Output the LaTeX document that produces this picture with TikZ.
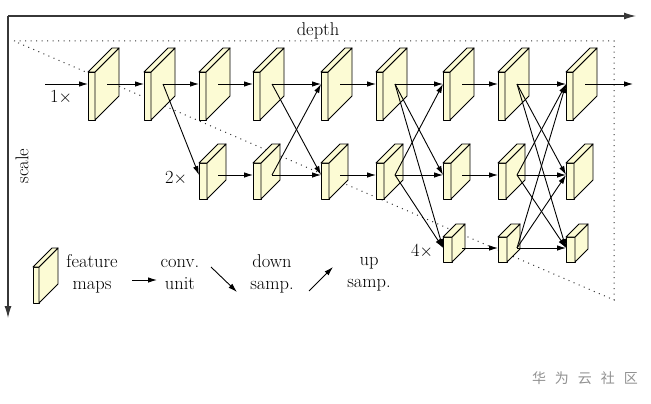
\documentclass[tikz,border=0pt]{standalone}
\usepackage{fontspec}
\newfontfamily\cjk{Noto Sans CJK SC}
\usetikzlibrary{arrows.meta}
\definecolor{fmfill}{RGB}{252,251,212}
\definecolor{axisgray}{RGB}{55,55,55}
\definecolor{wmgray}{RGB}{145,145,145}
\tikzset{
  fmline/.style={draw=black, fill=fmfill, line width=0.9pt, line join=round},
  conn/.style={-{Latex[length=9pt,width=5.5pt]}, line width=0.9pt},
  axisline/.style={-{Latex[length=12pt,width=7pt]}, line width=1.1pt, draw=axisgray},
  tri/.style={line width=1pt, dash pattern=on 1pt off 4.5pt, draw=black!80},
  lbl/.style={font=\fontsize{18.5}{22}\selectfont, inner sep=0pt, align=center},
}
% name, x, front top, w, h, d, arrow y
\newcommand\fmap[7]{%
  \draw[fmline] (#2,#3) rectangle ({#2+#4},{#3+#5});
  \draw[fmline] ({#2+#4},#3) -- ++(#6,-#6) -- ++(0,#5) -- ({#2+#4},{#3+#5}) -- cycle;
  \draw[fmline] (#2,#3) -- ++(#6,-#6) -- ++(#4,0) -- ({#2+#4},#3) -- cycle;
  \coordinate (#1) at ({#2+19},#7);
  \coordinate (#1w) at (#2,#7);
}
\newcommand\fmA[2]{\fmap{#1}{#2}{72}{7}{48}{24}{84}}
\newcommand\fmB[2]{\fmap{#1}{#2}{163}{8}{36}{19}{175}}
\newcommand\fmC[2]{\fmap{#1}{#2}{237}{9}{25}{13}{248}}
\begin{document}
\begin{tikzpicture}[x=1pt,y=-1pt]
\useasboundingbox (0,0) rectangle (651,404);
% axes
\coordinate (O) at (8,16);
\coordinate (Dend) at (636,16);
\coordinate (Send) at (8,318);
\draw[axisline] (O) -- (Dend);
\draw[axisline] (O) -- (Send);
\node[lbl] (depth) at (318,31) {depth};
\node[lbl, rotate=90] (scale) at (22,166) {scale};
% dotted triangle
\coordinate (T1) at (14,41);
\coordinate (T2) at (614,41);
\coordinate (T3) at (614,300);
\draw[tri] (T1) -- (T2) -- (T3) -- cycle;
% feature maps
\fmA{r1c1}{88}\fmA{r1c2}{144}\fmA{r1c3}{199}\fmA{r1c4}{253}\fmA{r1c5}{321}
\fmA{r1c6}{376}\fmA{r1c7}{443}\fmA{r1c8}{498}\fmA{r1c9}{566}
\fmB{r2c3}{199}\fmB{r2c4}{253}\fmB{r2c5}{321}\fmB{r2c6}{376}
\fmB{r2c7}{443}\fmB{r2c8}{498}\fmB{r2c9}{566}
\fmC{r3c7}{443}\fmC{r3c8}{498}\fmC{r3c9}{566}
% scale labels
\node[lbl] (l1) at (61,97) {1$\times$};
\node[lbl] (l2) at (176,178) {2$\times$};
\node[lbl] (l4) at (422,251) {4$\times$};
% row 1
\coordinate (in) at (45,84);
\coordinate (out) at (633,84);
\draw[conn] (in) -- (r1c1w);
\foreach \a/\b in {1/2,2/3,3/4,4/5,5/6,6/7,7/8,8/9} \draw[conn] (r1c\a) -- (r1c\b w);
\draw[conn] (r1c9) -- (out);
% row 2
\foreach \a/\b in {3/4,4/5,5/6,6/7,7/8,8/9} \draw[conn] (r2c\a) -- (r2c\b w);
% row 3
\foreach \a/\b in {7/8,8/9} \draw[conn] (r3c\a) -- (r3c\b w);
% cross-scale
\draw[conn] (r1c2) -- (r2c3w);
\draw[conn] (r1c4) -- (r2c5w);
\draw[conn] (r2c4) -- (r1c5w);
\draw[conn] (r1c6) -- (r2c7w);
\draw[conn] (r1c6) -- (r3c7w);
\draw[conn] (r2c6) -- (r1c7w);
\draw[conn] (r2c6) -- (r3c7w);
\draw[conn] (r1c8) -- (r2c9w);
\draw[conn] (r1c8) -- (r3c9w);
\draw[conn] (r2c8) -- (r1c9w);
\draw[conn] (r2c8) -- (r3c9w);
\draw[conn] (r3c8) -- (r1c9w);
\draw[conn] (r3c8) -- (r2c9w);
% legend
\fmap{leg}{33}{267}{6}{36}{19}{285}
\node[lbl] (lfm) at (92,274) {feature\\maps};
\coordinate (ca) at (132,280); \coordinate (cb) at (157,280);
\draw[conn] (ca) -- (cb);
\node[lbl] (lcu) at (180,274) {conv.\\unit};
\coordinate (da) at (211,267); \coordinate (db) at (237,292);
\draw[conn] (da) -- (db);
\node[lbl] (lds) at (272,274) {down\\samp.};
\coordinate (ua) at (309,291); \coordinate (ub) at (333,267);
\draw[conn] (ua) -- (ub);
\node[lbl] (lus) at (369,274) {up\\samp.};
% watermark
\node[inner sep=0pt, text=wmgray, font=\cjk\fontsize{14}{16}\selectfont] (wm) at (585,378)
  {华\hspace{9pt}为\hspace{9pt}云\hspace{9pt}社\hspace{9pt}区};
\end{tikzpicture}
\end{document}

···

Copy every line above word for word and exclude the pictures.

**ANSWER TO THE PROBLEM**
Output the LaTeX document that produces this picture with TikZ.
\documentclass[tikz,border=0pt]{standalone}
\usepackage{fontspec}
\newfontfamily\cjk{Noto Sans CJK SC}
\usetikzlibrary{arrows.meta}
\definecolor{fmfill}{RGB}{252,251,212}
\definecolor{axisgray}{RGB}{55,55,55}
\definecolor{wmgray}{RGB}{145,145,145}
\tikzset{
  fmline/.style={draw=black, fill=fmfill, line width=0.9pt, line join=round},
  conn/.style={-{Latex[length=9pt,width=5.5pt]}, line width=0.9pt},
  axisline/.style={-{Latex[length=12pt,width=7pt]}, line width=1.1pt, draw=axisgray},
  tri/.style={line width=1pt, dash pattern=on 1pt off 4.5pt, draw=black!80},
  lbl/.style={font=\fontsize{18.5}{22}\selectfont, inner sep=0pt, align=center},
}
% name, x, front top, w, h, d, arrow y
\newcommand\fmap[7]{%
  \draw[fmline] (#2,#3) rectangle ({#2+#4},{#3+#5});
  \draw[fmline] ({#2+#4},#3) -- ++(#6,-#6) -- ++(0,#5) -- ({#2+#4},{#3+#5}) -- cycle;
  \draw[fmline] (#2,#3) -- ++(#6,-#6) -- ++(#4,0) -- ({#2+#4},#3) -- cycle;
  \coordinate (#1) at ({#2+19},#7);
  \coordinate (#1w) at (#2,#7);
}
\newcommand\fmA[2]{\fmap{#1}{#2}{72}{7}{48}{24}{84}}
\newcommand\fmB[2]{\fmap{#1}{#2}{163}{8}{36}{19}{175}}
\newcommand\fmC[2]{\fmap{#1}{#2}{237}{9}{25}{13}{248}}
\begin{document}
\begin{tikzpicture}[x=1pt,y=-1pt]
\useasboundingbox (0,0) rectangle (651,404);
% axes
\coordinate (O) at (8,16);
\coordinate (Dend) at (636,16);
\coordinate (Send) at (8,318);
\draw[axisline] (O) -- (Dend);
\draw[axisline] (O) -- (Send);
\node[lbl] (depth) at (318,31) {depth};
\node[lbl, rotate=90] (scale) at (22,166) {scale};
% dotted triangle
\coordinate (T1) at (14,41);
\coordinate (T2) at (614,41);
\coordinate (T3) at (614,300);
\draw[tri] (T1) -- (T2) -- (T3) -- cycle;
% feature maps
\fmA{r1c1}{88}\fmA{r1c2}{144}\fmA{r1c3}{199}\fmA{r1c4}{253}\fmA{r1c5}{321}
\fmA{r1c6}{376}\fmA{r1c7}{443}\fmA{r1c8}{498}\fmA{r1c9}{566}
\fmB{r2c3}{199}\fmB{r2c4}{253}\fmB{r2c5}{321}\fmB{r2c6}{376}
\fmB{r2c7}{443}\fmB{r2c8}{498}\fmB{r2c9}{566}
\fmC{r3c7}{443}\fmC{r3c8}{498}\fmC{r3c9}{566}
% scale labels
\node[lbl] (l1) at (61,97) {1$\times$};
\node[lbl] (l2) at (176,178) {2$\times$};
\node[lbl] (l4) at (422,251) {4$\times$};
% row 1
\coordinate (in) at (45,84);
\coordinate (out) at (633,84);
\draw[conn] (in) -- (r1c1w);
\foreach \a/\b in {1/2,2/3,3/4,4/5,5/6,6/7,7/8,8/9} \draw[conn] (r1c\a) -- (r1c\b w);
\draw[conn] (r1c9) -- (out);
% row 2
\foreach \a/\b in {3/4,4/5,5/6,6/7,7/8,8/9} \draw[conn] (r2c\a) -- (r2c\b w);
% row 3
\foreach \a/\b in {7/8,8/9} \draw[conn] (r3c\a) -- (r3c\b w);
% cross-scale
\draw[conn] (r1c2) -- (r2c3w);
\draw[conn] (r1c4) -- (r2c5w);
\draw[conn] (r2c4) -- (r1c5w);
\draw[conn] (r1c6) -- (r2c7w);
\draw[conn] (r1c6) -- (r3c7w);
\draw[conn] (r2c6) -- (r1c7w);
\draw[conn] (r2c6) -- (r3c7w);
\draw[conn] (r1c8) -- (r2c9w);
\draw[conn] (r1c8) -- (r3c9w);
\draw[conn] (r2c8) -- (r1c9w);
\draw[conn] (r2c8) -- (r3c9w);
\draw[conn] (r3c8) -- (r1c9w);
\draw[conn] (r3c8) -- (r2c9w);
% legend
\fmap{leg}{33}{267}{6}{36}{19}{285}
\node[lbl] (lfm) at (92,274) {feature\\maps};
\coordinate (ca) at (132,280); \coordinate (cb) at (157,280);
\draw[conn] (ca) -- (cb);
\node[lbl] (lcu) at (180,274) {conv.\\unit};
\coordinate (da) at (211,267); \coordinate (db) at (237,292);
\draw[conn] (da) -- (db);
\node[lbl] (lds) at (272,274) {down\\samp.};
\coordinate (ua) at (309,291); \coordinate (ub) at (333,267);
\draw[conn] (ua) -- (ub);
\node[lbl] (lus) at (369,274) {up\\samp.};
% watermark
\node[inner sep=0pt, text=wmgray, font=\cjk\fontsize{14}{16}\selectfont] (wm) at (585,378)
  {华\hspace{9pt}为\hspace{9pt}云\hspace{9pt}社\hspace{9pt}区};
\end{tikzpicture}
\end{document}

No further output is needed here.